Progressive companies have learned early on that customer acquisition is a very costly and lengthy proposition and maintaining a strong and loyal customer base is a crucial premise for any company.  This should explain why well-managed companies will go through lengths to preserve and grow their loyal customer base.  Aside from loss of revenues, excessive customer churn; can have dramatic negative impact on company’s brand and its public perception.  While I am not much into analogies but the saying that ‘anyone can burn a barn, but very few can build one’ is very true in this context.  In other words, it is far harder to gain good reputation rather than losing it.  The damage caused by excessive customer churn can be lasting and hard to reverse.  The negatives don’t end there.  Acquisition of new customers can be extremely costly for most businesses specially in competitive environments.  In total, it should come as no surprise that minimizing customer churn is of a great importance for any organization. 

Although It is unreasonable to expect that customer churn can be completely eliminated but ‘early identification’ and ‘intervention’ has proven to be very effective in converting unsatisfied customers to happy ones.  While every industry is different, the success rate for saving a customer by early intervention can be as high as 40%.  Very simple measures such as addressing minor customer concerns, offering new promotions, and concessions can make real difference when it comes to customer preservation.

 The decision to switch vendors made by an unsatisfied customer is rarely impulsive.  In most cases customers arrive at their decision at the tail end of a process.  In this deliberation phase, there are often marked changes in how they behave.  The ability to identify these changes can help predict when and why an unhappy customer will make a change.  Having the tools to sift through historical data and discover trends can provide valuable clues on how customers will react.  Simply put, companies that utilize predictive models to predict customer actions can leverage this knowledge and make attempts to save ‘at risk’ customers.  It should come as no surprise that ‘churn prediction’ is one of the most frequently sighted application in machine learning.

 We recently had the opportunity to utilize modern machine learning techniques to reduce the customer churn rate of an organization and have been able to produce remarkable results in this venture.  The remainder of this post is a brief summary of this project.

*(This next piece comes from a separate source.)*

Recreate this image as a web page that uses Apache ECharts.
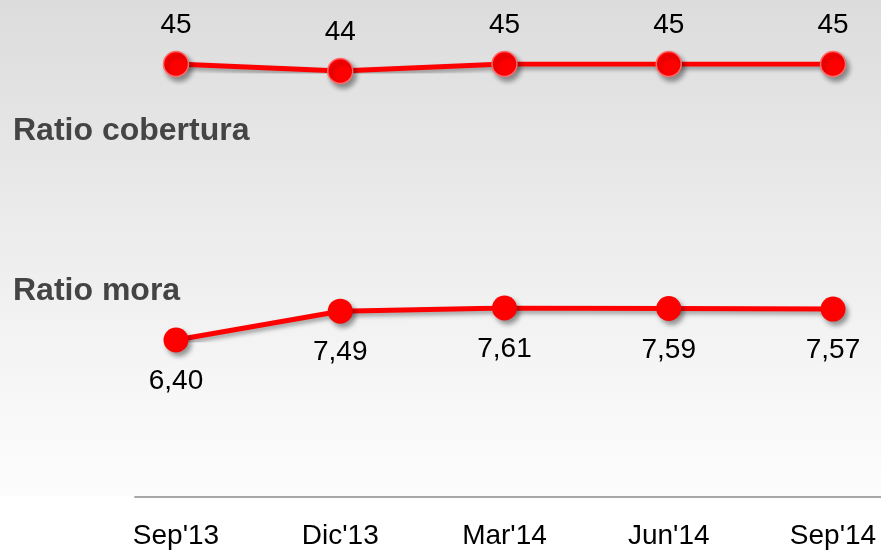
<!DOCTYPE html>
<html>
<head>
<meta charset="utf-8">
<script src="https://cdn.jsdelivr.net/npm/echarts@6/dist/echarts.min.js"></script>
<style>
html,body{margin:0;padding:0;}
#c{width:881px;height:550px;}
</style>
</head>
<body>
<div id="c"></div>
<script>
var categories = ["Sep'13", "Dic'13", "Mar'14", "Jun'14", "Sep'14"];
var ratioCobertura = [45, 44, 45, 45, 45];
var ratioMora = [6.40, 7.49, 7.61, 7.59, 7.57];
var seriesNames = ["Ratio cobertura", "Ratio mora"];

var chart = echarts.init(document.getElementById('c'));
var FONT = '"Liberation Sans", Arial, sans-serif';

function fmtComma(v) { return v.toFixed(2).replace('.', ','); }

var lineStyle = {
  color: '#ff0000', width: 5,
  shadowColor: 'rgba(0,0,0,0.35)', shadowBlur: 4, shadowOffsetX: 2, shadowOffsetY: 3
};
var itemStyleTop = {
  color: '#ff0000', borderColor: '#ff6a6a', borderWidth: 1.5,
  shadowColor: 'rgba(0,0,0,0.4)', shadowBlur: 5, shadowOffsetX: 3, shadowOffsetY: 4
};
var itemStyleBottom = {
  color: '#ff0000', borderWidth: 0,
  shadowColor: 'rgba(0,0,0,0.4)', shadowBlur: 5, shadowOffsetX: 3, shadowOffsetY: 4
};

var hiddenY = { type: 'value', show: false };
var hiddenX = { type: 'category', data: categories, boundaryGap: false, show: false };

chart.setOption({
  animation: false,
  backgroundColor: {
    type: 'linear', x: 0, y: 0, x2: 0, y2: 1,
    colorStops: [
      { offset: 0, color: '#dcdcdc' },
      { offset: 0.5, color: '#efefef' },
      { offset: 0.75, color: '#f8f8f8' },
      { offset: 0.9, color: '#fcfcfc' },
      { offset: 0.905, color: '#ffffff' },
      { offset: 1, color: '#ffffff' }
    ]
  },
  title: [
    { text: seriesNames[0], left: 13, top: 115, padding: 0,
      textStyle: { fontFamily: FONT, fontSize: 32, fontWeight: 'bold', color: '#444444' } },
    { text: seriesNames[1], left: 13, top: 275, padding: 0,
      textStyle: { fontFamily: FONT, fontSize: 32, fontWeight: 'bold', color: '#444444' } }
  ],
  grid: [
    { left: 176, right: 48, top: 64, height: 7 },
    { left: 176, right: 48, top: 308, height: 32 },
    { left: 176, right: 48, top: 400, height: 97 },
    { left: 135, right: 0, top: 400, height: 97 }
  ],
  xAxis: [
    Object.assign({ gridIndex: 0 }, hiddenX),
    Object.assign({ gridIndex: 1 }, hiddenX),
    { gridIndex: 2, type: 'category', data: categories, boundaryGap: false,
      axisLine: { show: false }, axisTick: { show: false },
      axisLabel: { margin: 32, fontFamily: FONT, fontSize: 28, color: '#000000' } },
    { gridIndex: 3, type: 'category', data: [''], boundaryGap: false,
      axisLine: { show: true, lineStyle: { color: '#a8a8a8', width: 2 } },
      axisTick: { show: false }, axisLabel: { show: false } }
  ],
  yAxis: [
    Object.assign({ gridIndex: 0, min: 44, max: 45 }, hiddenY),
    Object.assign({ gridIndex: 1, min: 6.40, max: 7.61 }, hiddenY),
    Object.assign({ gridIndex: 2 }, hiddenY),
    Object.assign({ gridIndex: 3 }, hiddenY)
  ],
  series: [
    { name: seriesNames[0], type: 'line', xAxisIndex: 0, yAxisIndex: 0,
      data: ratioCobertura, symbol: 'circle', symbolSize: 25,
      lineStyle: lineStyle, itemStyle: itemStyleTop,
      label: { show: true, position: 'top', distance: 11,
        fontFamily: FONT, fontSize: 28, color: '#000000',
        formatter: function (p) { return String(p.value); } } },
    { name: seriesNames[1], type: 'line', xAxisIndex: 1, yAxisIndex: 1,
      data: ratioMora, symbol: 'circle', symbolSize: 25,
      lineStyle: lineStyle, itemStyle: itemStyleBottom,
      label: { show: true, position: 'bottom', distance: 15,
        fontFamily: FONT, fontSize: 28, color: '#000000',
        formatter: function (p) { return fmtComma(p.value); } } }
  ]
});
</script>
</body>
</html>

A major high-end National County/Golf Club with locations in several major metropolitan areas has experienced a significant rise in customer churn in recent months and we have had the fortune of assisting them to reverse this troubling trend.  Like many other astute organizations, they have turned to data science and machine learning and have been seeking assistance in developing and deploying models that can correctly predict members that are on the verge of canceling their membership.  Past experience has shown them that early intervention can save roughly 30% of these accounts.  Their business model is based on annual membership premiums as well as one-time member initiation fees.  The club offers tiered pricing and the average annual membership fees are roughly $150k.  The company has revenues in excess of $300M.  The annual number of cancelled accounts has reached 450 per annum.

Project Summary

Our marching orders were clear.  Leverage historical data; containing details of each account, and build a predictive model that can identify accounts that are at risk of being lost.  The prediction will be provided to select sales representatives and they will make an attempt to contact the customer and provide necessary incentives needed to reverse their intentions.  The task at hand is simply a classic machine learning classification problem and there is a plethora of models that can tackle this task.  We experimented with several machine learning models but none produced better results as XGBoost.  The following is a depiction of the cross- validation curve of this model.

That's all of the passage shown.